#### [WORK TO COMPLETE]
Go through the records from the first line and retype each one exactly, stopping once the line with "nu_simulation = [17.0, 17.6, 18.2, 19.0, 20.0]" is done. Pictures are left out.

#### [MATERIAL FOR THIS TASK]
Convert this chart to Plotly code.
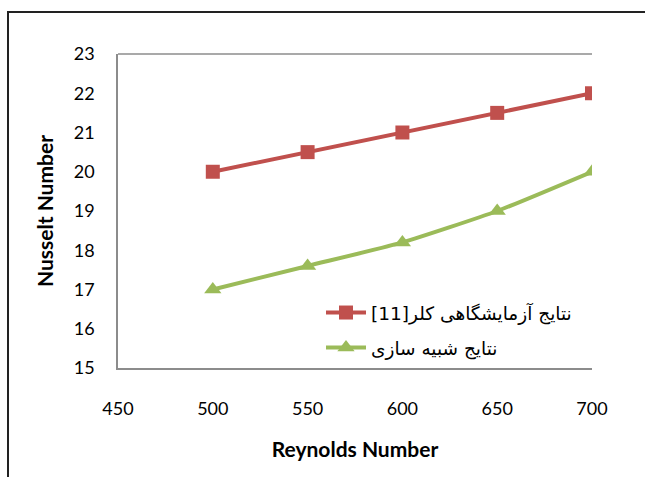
import plotly.graph_objects as go

# Reynolds number on the x axis
reynolds = [500, 550, 600, 650, 700]

# Nusselt number: laboratory results (Kollar [11]) and simulation results
nu_experiment = [20.0, 20.5, 21.0, 21.5, 22.0]
nu_simulation = [17.0, 17.6, 18.2, 19.0, 20.0]

name_experiment = "[11]نتایج آزمایشگاهی کلر"
name_simulation = "نتایج شبیه سازی"

x_ticks = [450, 500, 550, 600, 650, 700]
y_ticks = [15, 16, 17, 18, 19, 20, 21, 22, 23]

RED = "#C0504D"
GREEN = "#9BBB59"
AXIS_GRAY = "#8C8C8C"
TICK_FONT = dict(family="Lato, 'Open Sans', sans-serif", size=18, color="#000000")
TITLE_FONT = dict(family="Lato, 'Open Sans', sans-serif", size=21, color="#000000")

fig = go.Figure()
fig.add_trace(go.Scatter(
    x=reynolds, y=nu_experiment, name=name_experiment,
    mode="lines+markers", legendgroup="a",
    line=dict(color=RED, width=4),
    marker=dict(symbol="square", size=14, color=RED),
))
fig.add_trace(go.Scatter(
    x=reynolds, y=nu_simulation, name=name_simulation,
    mode="lines+markers", legendgroup="b",
    line=dict(color=GREEN, width=4, shape="spline", smoothing=0.5),
    marker=dict(symbol="triangle-up", size=15, color=GREEN),
))

# px -> paper conversion for the outer frame and legend
L, R, T, B = 118, 592, 54, 368
W, H = 645, 477
def px(xp):
    return (xp - L) / (R - L)
def py(yp):
    return (B - yp) / (B - T)

fig.update_layout(
    width=W, height=H,
    margin=dict(l=L, r=W - R, t=T, b=H - B),
    paper_bgcolor="white", plot_bgcolor="white",
    showlegend=True,
    legend=dict(
        x=px(321), y=py(294), xanchor="left", yanchor="top",
        bgcolor="rgba(0,0,0,0)",
        font=dict(family="'DejaVu Sans', Tahoma, sans-serif", size=18.5, color="#000000"),
        tracegroupgap=8, traceorder="grouped",
        itemwidth=40,
    ),
    xaxis=dict(
        range=[450, 700], tickvals=x_ticks, ticktext=[str(v) for v in x_ticks],
        showgrid=False, zeroline=False,
        showline=True, linecolor=AXIS_GRAY, linewidth=1.5,
        ticks="", ticklabelstandoff=24,
        tickfont=TICK_FONT,
        title=dict(text="<b>Reynolds Number</b>", standoff=24, font=TITLE_FONT),
    ),
    yaxis=dict(
        range=[15, 23], tickvals=y_ticks, ticktext=[str(v) for v in y_ticks],
        showgrid=False, zeroline=False,
        showline=True, linecolor=AXIS_GRAY, linewidth=1.5,
        ticks="", ticklabelstandoff=18,
        tickfont=TICK_FONT,
        title=dict(text="<b>Nusselt Number</b>", standoff=14, font=TITLE_FONT),
    ),
    shapes=[
        # top edge of the plot area
        dict(type="line", xref="paper", yref="paper", x0=0, x1=1, y0=1, y1=1,
             line=dict(color=AXIS_GRAY, width=1.5)),
        # outer chart frame
        dict(type="rect", xref="paper", yref="paper",
             x0=px(8), x1=px(660), y0=py(490), y1=py(12),
             line=dict(color="#222222", width=2), fillcolor="rgba(0,0,0,0)", layer="below"),
    ],
)

fig.write_html("out.html")
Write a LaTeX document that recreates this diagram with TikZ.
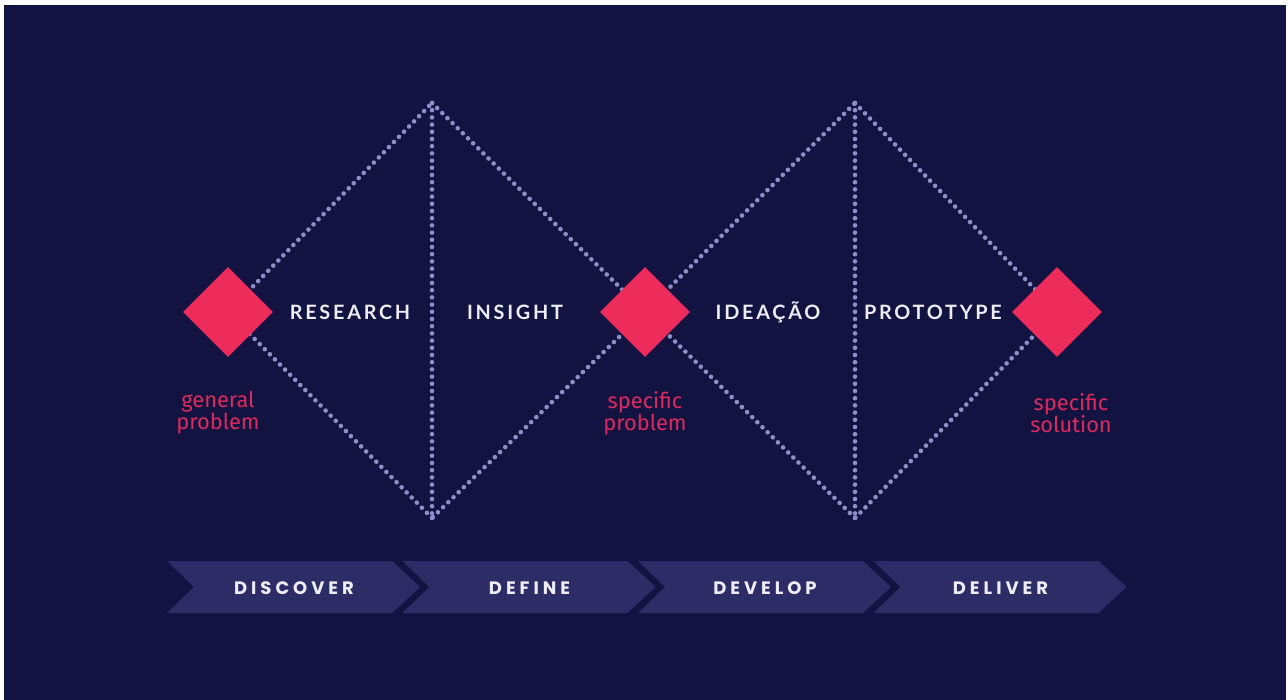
\documentclass[tikz,border=0pt]{standalone}
\usepackage{fontspec}
\usetikzlibrary{shapes.geometric}
\setmainfont{Lato}
\newfontfamily\stagefont[LetterSpace=14]{Lato}
\newfontfamily\chevfont[LetterSpace=22]{Poppins}
\newfontfamily\pinkfont{Fira Sans}
\definecolor{bgnavy}{HTML}{131342}
\definecolor{chevcol}{HTML}{2E2C67}
\definecolor{pinkd}{HTML}{EE2C5B}
\definecolor{pinktxt}{HTML}{DD2A5E}
\definecolor{dotcol}{HTML}{8E8EC8}
\definecolor{txtwhite}{HTML}{EDEDF5}
\tikzset{
  dotline/.style={draw=dotcol, line width=4.6pt, line cap=round, dash pattern=on 0pt off 7.2pt},
  diam/.style={diamond, fill=pinkd, minimum width=90pt, minimum height=90pt, inner sep=0pt, aspect=1},
  stagelbl/.style={text=txtwhite, font=\stagefont\fontsize{19.8}{21}\selectfont\bfseries, anchor=center},
  pinklbl/.style={text=pinktxt, font=\pinkfont\fontsize{21.8}{22}\selectfont, align=center, anchor=center},
  chevlbl/.style={text=txtwhite, font=\chevfont\fontsize{18}{19}\selectfont\bfseries, anchor=center},
  chevshape/.style={fill=chevcol}
}
\begin{document}
\begin{tikzpicture}[x=1pt,y=-1pt]
\useasboundingbox (0,0) rectangle (1288,700);
\fill[white] (0,0) rectangle (1288,700);
\fill[bgnavy] (4,5) rectangle (1286,700);
% key points
\coordinate (c1) at (228,312);
\coordinate (c2) at (645,312);
\coordinate (c3) at (1057,312);
\coordinate (t1) at (432,103);
\coordinate (b1) at (432,518);
\coordinate (t2) at (855,103);
\coordinate (b2) at (855,518);
% dotted double diamond
\path[dotline] (c1) -- (t1);
\path[dotline] (t1) -- (c2);
\path[dotline] (c2) -- (b1);
\path[dotline] (b1) -- (c1);
\path[dotline] (t1) -- (b1);
\path[dotline] (c2) -- (t2);
\path[dotline] (t2) -- (c3);
\path[dotline] (c3) -- (b2);
\path[dotline] (b2) -- (c2);
\path[dotline] (t2) -- (b2);
% diamonds
\node[diam] (d1) at (c1) {};
\node[diam] (d2) at (c2) {};
\node[diam] (d3) at (c3) {};
% stage labels
\node[stagelbl] (research) at (350,312) {RESEARCH};
\node[stagelbl] (insight) at (515,312) {INSIGHT};
\node[stagelbl] (ideacao) at (768,312) {IDEAÇÃO};
\node[stagelbl] (prototype) at (933,312) {PROTOTYPE};
% pink labels
\node[pinklbl] (gp) at (218,413) {general\\problem};
\node[pinklbl] (sp) at (645,413) {specific\\problem};
\node[pinklbl] (ss) at (1071,413) {specific\\solution};
% chevrons
\foreach \i/\lab/\nm in {0/DISCOVER/discover,1/DEFINE/define,2/DEVELOP/develop,3/DELIVER/deliver}{
  \pgfmathsetmacro{\xo}{167+235.5*\i}
  \fill[chevshape] (\xo,561) -- (\xo+225,561) -- (\xo+253,587) -- (\xo+225,613) -- (\xo,613) -- (\xo+27,587) -- cycle;
  \node[chevlbl] (\nm) at (\xo+127,588) {\lab};
}
\end{tikzpicture}
\end{document}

#### [RESPONSE TO THE TASK]
Convert this chart to Plotly code.
import plotly.graph_objects as go

# Reynolds number on the x axis
reynolds = [500, 550, 600, 650, 700]

# Nusselt number: laboratory results (Kollar [11]) and simulation results
nu_experiment = [20.0, 20.5, 21.0, 21.5, 22.0]
nu_simulation = [17.0, 17.6, 18.2, 19.0, 20.0]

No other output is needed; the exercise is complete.